▶ **STATED TASK**:
Print exactly the lines from the first one down to the line containing "const title = '1-st SLL';", both ends included, with no pictures and nothing else.

▶ **DATASET CONTENT**:
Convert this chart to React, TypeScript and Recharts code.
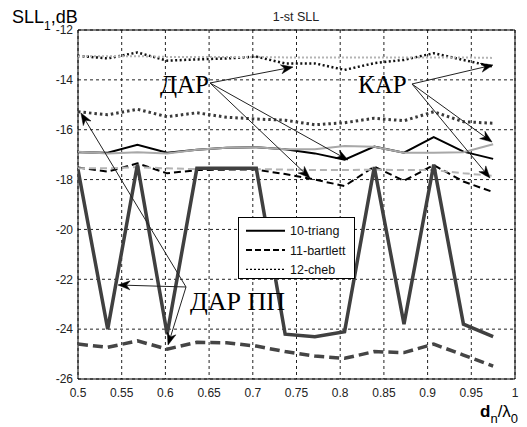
import React from 'react';
import {
  LineChart, Line, XAxis, YAxis, CartesianGrid, ReferenceArea, ReferenceLine, ReferenceDot, Legend,
} from 'recharts';

// ---- data ----
const xs = [0.5, 0.534, 0.568, 0.602, 0.636, 0.670, 0.704, 0.737, 0.771, 0.805, 0.839, 0.873, 0.907, 0.941, 0.975];

// ДАР (black)
const darTriang = [-16.9, -16.92, -16.6, -16.92, -16.8, -16.72, -16.7, -16.78, -16.95, -17.2, -16.68, -16.92, -16.3, -16.88, -17.17];
const darBartlett = [-17.52, -17.68, -17.35, -17.75, -17.62, -17.6, -17.6, -17.78, -18.0, -18.26, -17.48, -18.05, -17.42, -18.08, -18.5];
const darCheb = [-13.04, -13.14, -12.9, -13.23, -13.18, -13.14, -13.07, -13.34, -13.34, -13.6, -13.33, -13.2, -12.93, -13.2, -13.47];

// КАР (light gray)
const karTriang = [-16.88, -16.95, -16.9, -16.95, -16.8, -16.72, -16.7, -16.78, -16.78, -16.65, -16.68, -16.92, -16.92, -16.9, -16.58];
const karBartlett = [-17.55, -17.55, -17.5, -17.55, -17.58, -17.58, -17.58, -17.6, -17.62, -17.62, -17.6, -17.62, -17.62, -17.75, -17.85];
const karCheb = [-13.05, -13.05, -13.05, -13.08, -13.08, -13.08, -13.08, -13.1, -13.1, -13.1, -13.1, -13.1, -13.1, -13.1, -13.12];

// ДАР ПП (thick dark gray)
const ppTriang = [-17.6, -24.0, -17.4, -24.2, -17.55, -17.55, -17.55, -24.2, -24.3, -24.1, -17.5, -23.8, -17.4, -23.8, -24.3];
const ppBartlett = [-24.6, -24.73, -24.47, -24.8, -24.53, -24.55, -24.68, -24.9, -25.08, -25.17, -24.9, -24.94, -24.6, -25.04, -25.48];
const ppCheb = [-15.28, -15.4, -15.18, -15.48, -15.32, -15.5, -15.57, -15.62, -15.8, -15.72, -15.54, -15.64, -15.28, -15.68, -15.74];

const xTicks = [0.5, 0.55, 0.6, 0.65, 0.7, 0.75, 0.8, 0.85, 0.9, 0.95, 1];
const yTicks = [-26, -24, -22, -20, -18, -16, -14, -12];

const legendLabels = ['10-triang', '11-bartlett', '12-cheb'];
const title = '1-st SLL';

// annotation texts (data coordinates) and arrows (from -> to)
const textLabels = [
  { text: 'ДАР', x: 0.5938, y: -14.527 },
  { text: 'КАР', x: 0.8204, y: -14.527 },
  { text: 'ДАР ПП', x: 0.6281, y: -23.231 },
];
const arrows = [
  { from: [0.651, -14.126], to: [0.746, -13.484] },
  { from: [0.651, -14.126], to: [0.8089, -17.215] },
  { from: [0.651, -14.126], to: [0.7654, -17.937] },
  { from: [0.8822, -14.166], to: [0.9748, -13.404] },
  { from: [0.8822, -14.166], to: [0.9737, -16.493] },
  { from: [0.8822, -14.166], to: [0.9714, -17.937] },
  { from: [0.6236, -22.309], to: [0.5034, -15.33] },
  { from: [0.6236, -22.309], to: [0.5458, -22.229] },
  { from: [0.6236, -22.309], to: [0.603, -24.635] },
];

const data = xs.map((x, i) => ({
  x,
  darTriang: darTriang[i],
  darBartlett: darBartlett[i],
  darCheb: darCheb[i],
  karTriang: karTriang[i],
  karBartlett: karBartlett[i],
  karCheb: karCheb[i],
  ppTriang: ppTriang[i],
  ppBartlett: ppBartlett[i],
  ppCheb: ppCheb[i],
}));

const SANS = '"Liberation Sans", Arial, sans-serif';
const SERIF = '"Liberation Serif", "Times New Roman", serif';

const ArrowShape = (props: any) => {
  const { x1, y1, x2, y2 } = props;
  const ang = Math.atan2(y2 - y1, x2 - x1);
  const L = 12;
  const W = 4.5;
  const bx = x2 - L * Math.cos(ang);
  const by = y2 - L * Math.sin(ang);
  const nx = -Math.sin(ang);
  const ny = Math.cos(ang);
  const mx = x2 - (L * 0.7) * Math.cos(ang);
  const my = y2 - (L * 0.7) * Math.sin(ang);
  const pts = `${x2},${y2} ${bx + nx * W},${by + ny * W} ${mx},${my} ${bx - nx * W},${by - ny * W}`;
  return (
    <g>
      <line x1={x1} y1={y1} x2={mx} y2={my} stroke="#222" strokeWidth={1} />
      <polygon points={pts} fill="#000" stroke="#000" strokeWidth={0.5} />
    </g>
  );
};

const LegendBox = () => {
  const rows = [
    { dash: undefined, width: 2 },
    { dash: '6 3', width: 2 },
    { dash: '2 2', width: 1.2 },
  ];
  const ys = [12.7, 32, 51.3];
  return (
    <div style={{ width: 117, height: 62, border: '1px solid #000', background: '#fff', boxSizing: 'border-box' }}>
      <svg width={115} height={60} style={{ display: 'block' }}>
        {rows.map((r, i) => (
          <g key={i}>
            <line x1={7} x2={46} y1={ys[i]} y2={ys[i]} stroke="#000" strokeWidth={r.width} strokeDasharray={r.dash} />
            <text x={51} y={ys[i] + 4.5} fontSize={12.5} fontFamily={SANS} fill="#111">{legendLabels[i]}</text>
          </g>
        ))}
      </svg>
    </div>
  );
};

export default function App() {
  return (
    <div style={{ position: 'relative', width: 519, height: 419, background: '#fff' }}>
      <LineChart width={519} height={419} data={data} margin={{ top: 22, right: 12, bottom: 18, left: 0 }}>
        <CartesianGrid stroke="#222" strokeDasharray="3 3" strokeWidth={1} />
        <XAxis
          dataKey="x"
          type="number"
          domain={[0.5, 1]}
          ticks={xTicks}
          tickFormatter={(v: number) => String(v)}
          height={30}
          axisLine={false}
          tickLine={false}
          tickSize={3}
          tickMargin={6}
          tick={{ fontSize: 12, fill: '#222', fontFamily: SANS }}
          allowDataOverflow
        />
        <YAxis
          type="number"
          domain={[-26, -12]}
          ticks={yTicks}
          width={70}
          axisLine={false}
          tickLine={false}
          tickSize={3}
          tickMargin={2}
          tick={{ fontSize: 12, fill: '#222', fontFamily: SANS }}
          allowDataOverflow
        />
        <Line dataKey="darTriang" stroke="#000" strokeWidth={2} dot={false} isAnimationActive={false} />
        <Line dataKey="darBartlett" stroke="#000" strokeWidth={2} strokeDasharray="7 4" dot={false} isAnimationActive={false} />
        <Line dataKey="darCheb" stroke="#111" strokeWidth={2.5} strokeDasharray="2 2.5" dot={false} isAnimationActive={false} />
        <Line dataKey="karTriang" stroke="#a8a8a8" strokeWidth={2} dot={false} isAnimationActive={false} />
        <Line dataKey="karBartlett" stroke="#b4b4b4" strokeWidth={2} strokeDasharray="7 4" dot={false} isAnimationActive={false} />
        <Line dataKey="karCheb" stroke="#b4b4b4" strokeWidth={2} strokeDasharray="2 2" dot={false} isAnimationActive={false} />
        <Line dataKey="ppCheb" stroke="#3a3a3a" strokeWidth={3} strokeDasharray="2.5 3" dot={false} isAnimationActive={false} />
        <Line dataKey="ppBartlett" stroke="#454545" strokeWidth={3.5} strokeDasharray="10 5" dot={false} isAnimationActive={false} />
        <Line dataKey="ppTriang" stroke="#404040" strokeWidth={3.5} dot={false} isAnimationActive={false} />
        <ReferenceArea x1={0.5} x2={1} y1={-26} y2={-12} fill="none" fillOpacity={0} stroke="#000" strokeWidth={1} ifOverflow="visible" />
        {arrows.map((a, i) => (
          <ReferenceLine
            key={'a' + i}
            segment={[{ x: a.from[0], y: a.from[1] }, { x: a.to[0], y: a.to[1] }]}
            ifOverflow="visible"
            shape={ArrowShape}
          />
        ))}
        {textLabels.map((t, i) => (
          <ReferenceDot
            key={'t' + i}
            x={t.x}
            y={t.y}
            r={0}
            ifOverflow="visible"
            shape={(p: any) => (
              <text x={p.cx} y={p.cy} fontSize={t.text.length > 3 ? 26 : 25} fontFamily={SERIF} fill="#000">{t.text}</text>
            )}
          />
        ))}
        <Legend
          layout="vertical"
          align="center"
          verticalAlign="middle"
          wrapperStyle={{ left: 230, top: 209, width: 117, height: 62 }}
          content={() => <LegendBox />}
        />
      </LineChart>
      <svg width={519} height={419} style={{ position: 'absolute', left: 0, top: 0, pointerEvents: 'none' }}>
        <text x={288} y={13} textAnchor="middle" fontSize={12.5} fontFamily={SANS} fill="#222">{title}</text>
        <text x={4} y={15} fontSize={18} fontFamily={SANS} fill="#000">
          SLL<tspan fontSize={12} dy={7}>1</tspan><tspan fontSize={18} dy={-7}>,dB</tspan>
        </text>
        <text x={472} y={409} fontSize={17} fontFamily={SANS} fill="#000">
          <tspan fontWeight="bold">d</tspan><tspan fontSize={13} dy={6}>n</tspan><tspan fontSize={17} dy={-6}>/λ</tspan><tspan fontSize={13} dy={6}>0</tspan>
        </text>
      </svg>
    </div>
  );
}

▶ **WRITTEN RESPONSE**:
Convert this chart to React, TypeScript and Recharts code.
import React from 'react';
import {
  LineChart, Line, XAxis, YAxis, CartesianGrid, ReferenceArea, ReferenceLine, ReferenceDot, Legend,
} from 'recharts';

// ---- data ----
const xs = [0.5, 0.534, 0.568, 0.602, 0.636, 0.670, 0.704, 0.737, 0.771, 0.805, 0.839, 0.873, 0.907, 0.941, 0.975];

// ДАР (black)
const darTriang = [-16.9, -16.92, -16.6, -16.92, -16.8, -16.72, -16.7, -16.78, -16.95, -17.2, -16.68, -16.92, -16.3, -16.88, -17.17];
const darBartlett = [-17.52, -17.68, -17.35, -17.75, -17.62, -17.6, -17.6, -17.78, -18.0, -18.26, -17.48, -18.05, -17.42, -18.08, -18.5];
const darCheb = [-13.04, -13.14, -12.9, -13.23, -13.18, -13.14, -13.07, -13.34, -13.34, -13.6, -13.33, -13.2, -12.93, -13.2, -13.47];

// КАР (light gray)
const karTriang = [-16.88, -16.95, -16.9, -16.95, -16.8, -16.72, -16.7, -16.78, -16.78, -16.65, -16.68, -16.92, -16.92, -16.9, -16.58];
const karBartlett = [-17.55, -17.55, -17.5, -17.55, -17.58, -17.58, -17.58, -17.6, -17.62, -17.62, -17.6, -17.62, -17.62, -17.75, -17.85];
const karCheb = [-13.05, -13.05, -13.05, -13.08, -13.08, -13.08, -13.08, -13.1, -13.1, -13.1, -13.1, -13.1, -13.1, -13.1, -13.12];

// ДАР ПП (thick dark gray)
const ppTriang = [-17.6, -24.0, -17.4, -24.2, -17.55, -17.55, -17.55, -24.2, -24.3, -24.1, -17.5, -23.8, -17.4, -23.8, -24.3];
const ppBartlett = [-24.6, -24.73, -24.47, -24.8, -24.53, -24.55, -24.68, -24.9, -25.08, -25.17, -24.9, -24.94, -24.6, -25.04, -25.48];
const ppCheb = [-15.28, -15.4, -15.18, -15.48, -15.32, -15.5, -15.57, -15.62, -15.8, -15.72, -15.54, -15.64, -15.28, -15.68, -15.74];

const xTicks = [0.5, 0.55, 0.6, 0.65, 0.7, 0.75, 0.8, 0.85, 0.9, 0.95, 1];
const yTicks = [-26, -24, -22, -20, -18, -16, -14, -12];

const legendLabels = ['10-triang', '11-bartlett', '12-cheb'];
const title = '1-st SLL';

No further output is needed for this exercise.